From being ranked 13th in the world, the British team went on to win an astonishing bronze medal at the 1984 Los Angeles Olympics before going on to win a silver medal at the World Championships in 1986. After a silver medal at the European Championships 1987 they went one better to be crowned Olympic champions.

"I was very lucky," admitted Batchelor. "I got a second chance and ended up winning two Olympic medals. Winning a medal is special, but it is just as much about the whole experience of being there and I feel very lucky to have been a part of three Olympic Games. The atmosphere in the Olympic village is incredible."

Batchelor retired from international hockey in 1992 after the Barcelona Olympics, although he admitted that the circumstances surrounding his retirement were beyond his control.

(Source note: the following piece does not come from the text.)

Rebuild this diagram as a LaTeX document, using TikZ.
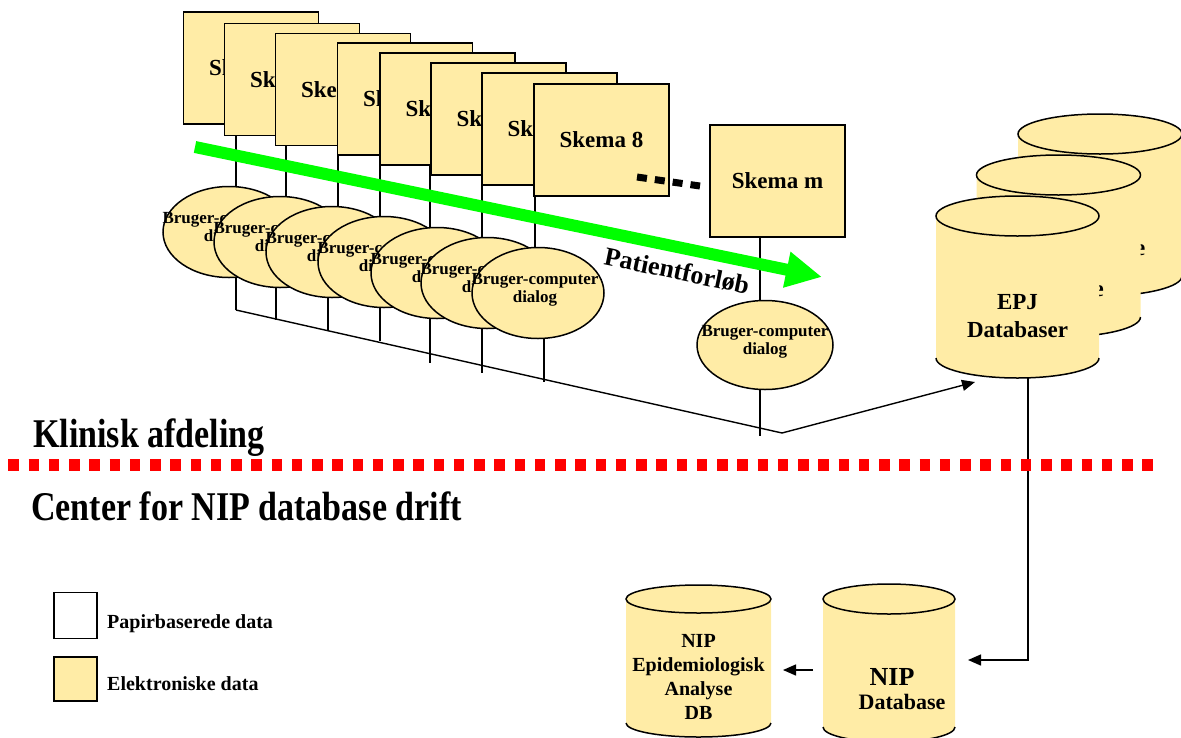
\documentclass[tikz,border=0pt]{standalone}
\usepackage{graphicx}
\usepackage{fontspec}
\setmainfont{Liberation Serif}
\usetikzlibrary{shapes.geometric,arrows.meta}
\definecolor{ylw}{RGB}{255,236,166}
\definecolor{grn}{RGB}{0,255,0}
\newcommand{\myfs}[2]{\fontsize{#1}{#2}\selectfont}
% name, cx, cy(top), rx, ry, h
\newcommand{\dbcyl}[6]{%
  \fill[ylw] ({#2-#4},#3) -- ({#2-#4},{#3+#6}) arc[start angle=180,end angle=0,x radius=#4,y radius=#5] -- ({#2+#4},#3) arc[start angle=0,end angle=-180,x radius=#4,y radius=#5] -- cycle;
  \draw[line width=1.5] (#2,#3) ellipse[x radius=#4,y radius=#5];
  \draw[line width=1.5] ({#2-#4},{#3+#6}) arc[start angle=180,end angle=0,x radius=#4,y radius=#5];
  \node[inner sep=0,outer sep=0,minimum width={2*#4},minimum height={#6+2*#5}] (#1) at (#2,{#3+#6/2}) {};
}
\begin{document}
\begin{tikzpicture}[x=1pt,y=-1pt,
  skbox/.style={draw,line width=1.5,fill=ylw,minimum width=135,minimum height=112,inner sep=0,text depth=-3pt,font=\bfseries\myfs{23}{26}},
  ell/.style={ellipse,draw,line width=1.5,fill=ylw,minimum width=132,minimum height=91,inner sep=0},
  elltxt/.style={align=center,inner sep=0,font=\bfseries\myfs{17}{18}},
  dbtxt/.style={align=center,inner sep=0,font=\bfseries\myfs{23}{28}},
  conn/.style={line width=1.4},
  arr/.style={conn,-{Triangle[length=13pt,width=11pt]}},
  legbox/.style={draw,line width=1.8,minimum width=43,minimum height=46,inner sep=0},
  legtxt/.style={anchor=west,inner sep=0,font=\bfseries\myfs{20}{22}},
  head/.style={anchor=base west,inner sep=0,font=\bfseries\myfs{34}{38}}]
\useasboundingbox (0,0) rectangle (1181,737);

% named free ends
\coordinate (t1) at (236,310);
\coordinate (t2) at (276,320);
\coordinate (t3) at (328,331);
\coordinate (t4) at (380,341);
\coordinate (t5) at (430,363);
\coordinate (t6) at (482,373);
\coordinate (t7) at (544,382);
\coordinate (tm) at (760,436);
\coordinate (vert) at (782,433);
\coordinate (epjin) at (975,382);
\coordinate (nipin) at (968,660);
\coordinate (nipout) at (813,670);
\coordinate (epiin) at (783,670);
\coordinate (gs) at (195,147);
\coordinate (ge) at (822,277);
\coordinate (ds) at (637,177);
\coordinate (de) at (700,186);
\coordinate (rs) at (8.3,464.5);
\coordinate (re) at (1153,464.5);

\path (251,68) coordinate (pb1) (292,79.5) coordinate (pb2) (343,89.5) coordinate (pb3)
      (405,99) coordinate (pb4) (447.5,109) coordinate (pb5) (498.5,119) coordinate (pb6)
      (549.5,129) coordinate (pb7) (601.5,140) coordinate (pb8);
\path (229,232) coordinate (pe1) (280,242) coordinate (pe2) (332,252) coordinate (pe3)
      (384,262) coordinate (pe4) (437,273) coordinate (pe5) (487,283) coordinate (pe6)
      (538,293) coordinate (pe7);

% upper connectors (box -> ellipse)
\draw[conn] (236,124) -- (236,232);
\draw[conn] (286,136) -- (286,242);
\draw[conn] (338,146) -- (338,252);
\draw[conn] (380,156) -- (380,262);
\draw[conn] (430,166) -- (430,273);
\draw[conn] (482,176) -- (482,283);
\draw[conn] (535,186) -- (535,293);
% lower connectors (ellipse -> base line)
\draw[conn] (236,232) -- (t1);
\draw[conn] (276,242) -- (t2);
\draw[conn] (328,252) -- (t3);
\draw[conn] (380,262) -- (t4);
\draw[conn] (430,273) -- (t5);
\draw[conn] (482,283) -- (t6);
\draw[conn] (544,293) -- (t7);

% Skema boxes
\node[skbox] (b1) at (pb1) {Skema 1};
\node[skbox] (b2) at (pb2) {Skema 2};
\node[skbox] (b3) at (pb3) {Skema 3};
\node[skbox] (b4) at (pb4) {Skema 4};
\node[skbox] (b5) at (pb5) {Skema 5};
\node[skbox] (b6) at (pb6) {Skema 6};
\node[skbox] (b7) at (pb7) {Skema 7};
\node[skbox] (b8) at (pb8) {Skema 8};

% dialog ellipses
\node[ell] (e1) at (pe1) {};
\node[elltxt] (e1t) at ([xshift=-3,yshift=3]e1.center) {Bruger-computer\\dialog};
\node[ell] (e2) at (pe2) {};
\node[elltxt] (e2t) at ([xshift=-3,yshift=3]e2.center) {Bruger-computer\\dialog};
\node[ell] (e3) at (pe3) {};
\node[elltxt] (e3t) at ([xshift=-3,yshift=3]e3.center) {Bruger-computer\\dialog};
\node[ell] (e4) at (pe4) {};
\node[elltxt] (e4t) at ([xshift=-3,yshift=3]e4.center) {Bruger-computer\\dialog};
\node[ell] (e5) at (pe5) {};
\node[elltxt] (e5t) at ([xshift=-3,yshift=3]e5.center) {Bruger-computer\\dialog};
\node[ell] (e6) at (pe6) {};
\node[elltxt] (e6t) at ([xshift=-3,yshift=3]e6.center) {Bruger-computer\\dialog};
\node[ell] (e7) at (pe7) {};
\node[elltxt] (e7t) at ([xshift=-3,yshift=3]e7.center) {Bruger-computer\\dialog};

% Skema m and its dialog
\node[skbox] (bm) at (777.5,181) {Skema m};
\node[ell,minimum width=136,minimum height=89] (em) at (765,345) {};
\draw[conn] ([xshift=-17.5]bm.south) -- ([xshift=-5]em.north);
\draw[conn] ([xshift=-5]em.south) -- (tm);
\node[elltxt] (emt) at ([yshift=3]em.center) {Bruger-computer\\dialog};

% dots between Skema 8 and Skema m
\draw[line width=7,dash pattern=on 10 off 8] (ds) -- (de);

% base line to EPJ
\draw[arr] (t1) -- (vert) -- (epjin);

% green patient-flow arrow
\draw[grn,line width=12,-{Triangle[length=36pt,width=34pt]}] (gs) -- (ge);
\node[rotate=-11.7,inner sep=0,font=\bfseries\myfs{26}{28}] (pf) at (677,271) {Patientforløb};

% EPJ databases
\dbcyl{epj3}{1100}{134}{82}{20}{142}
\node[dbtxt] (epj3t) at (1100,234) {EPJ\\Database};
\dbcyl{epj2}{1058.5}{175}{82}{20}{142}
\node[dbtxt] (epj2t) at (1058.5,275) {EPJ\\Database};
\dbcyl{epj}{1017.5}{216}{81.5}{20}{142}
\node[dbtxt] (epjt) at (1017.5,316) {EPJ\\Databaser};

% NIP databases
\dbcyl{nip}{889}{599}{66}{15}{128}
\node[inner sep=0,font=\bfseries\myfs{26}{28}] (nipt1) at (892,677) {NIP};
\node[inner sep=0,font=\bfseries\myfs{22}{24}] (nipt2) at (902,702) {Database};
\dbcyl{epi}{698.5}{599}{72.5}{14}{124}
\node[align=center,inner sep=0,font=\bfseries\myfs{20}{24}] (epit) at (698.5,677) {NIP\\Epidemiologisk\\Analyse\\DB};

% connectors between databases
\draw[arr] ([xshift=10.5]epj.south) |- (nipin);
\draw[arr] (nipout) -- (epiin);

% divider and headings
\draw[red,line width=12,dash pattern=on 10.5 off 9.75] (rs) -- (re);
\node[head] (klin) at (33,447) {\scalebox{1}[1.2]{Klinisk afdeling}};
\node[head] (center) at (31,520) {\scalebox{1}[1.2]{Center for NIP database drift}};

% legend
\node[legbox,fill=white] (lg1) at (75.5,615.5) {};
\node[legtxt] (lg1t) at (107,624) {Papirbaserede data};
\node[legbox,fill=ylw,minimum height=44] (lg2) at (75.5,679) {};
\node[legtxt] (lg2t) at (107,684) {Elektroniske data};
\end{tikzpicture}
\end{document}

"Sean [Kerly] announced his retirement after Barcelona, and the press decided that my time was up, too - they reported that we had both retired together," he said. "To be honest I don't think I could have gone on much longer, and we started our international careers together, so it was fitting that we both finished together too."

Winning a medal is special, but it is just as much about the whole experience of being at the Olympics

Batchelor, who owned his own company, coaching hockey and tennis throughout his hockey career, started Exsportise with East Grinstead team-mate Bram van Asselt, specialising in summer camps for school children. He was then invited to take up a coaching role at Cranleigh School in Surrey. Although he still coaches, he has since moved into an administrative role, with responsibility for admissions.

"It is full on but it's a great job and I really enjoy it," he said. "I feel very lucky. My kids absolutely love it here."

Batchelor's eldest son, Tom, represents England at Under-18 level, but he insists he never pushed his children into playing hockey.

"There will always be pressure on some of these kids that have successful sporting parents," he said. "But I have never pushed my kids. My son just loves playing hockey - at club level or international it doesn't matter.

"He reminds me a lot of myself on the hockey pitch. He's got the desire to play at the top level, and that's something you can't teach. He scored more goals in his first season than I did in my whole career!"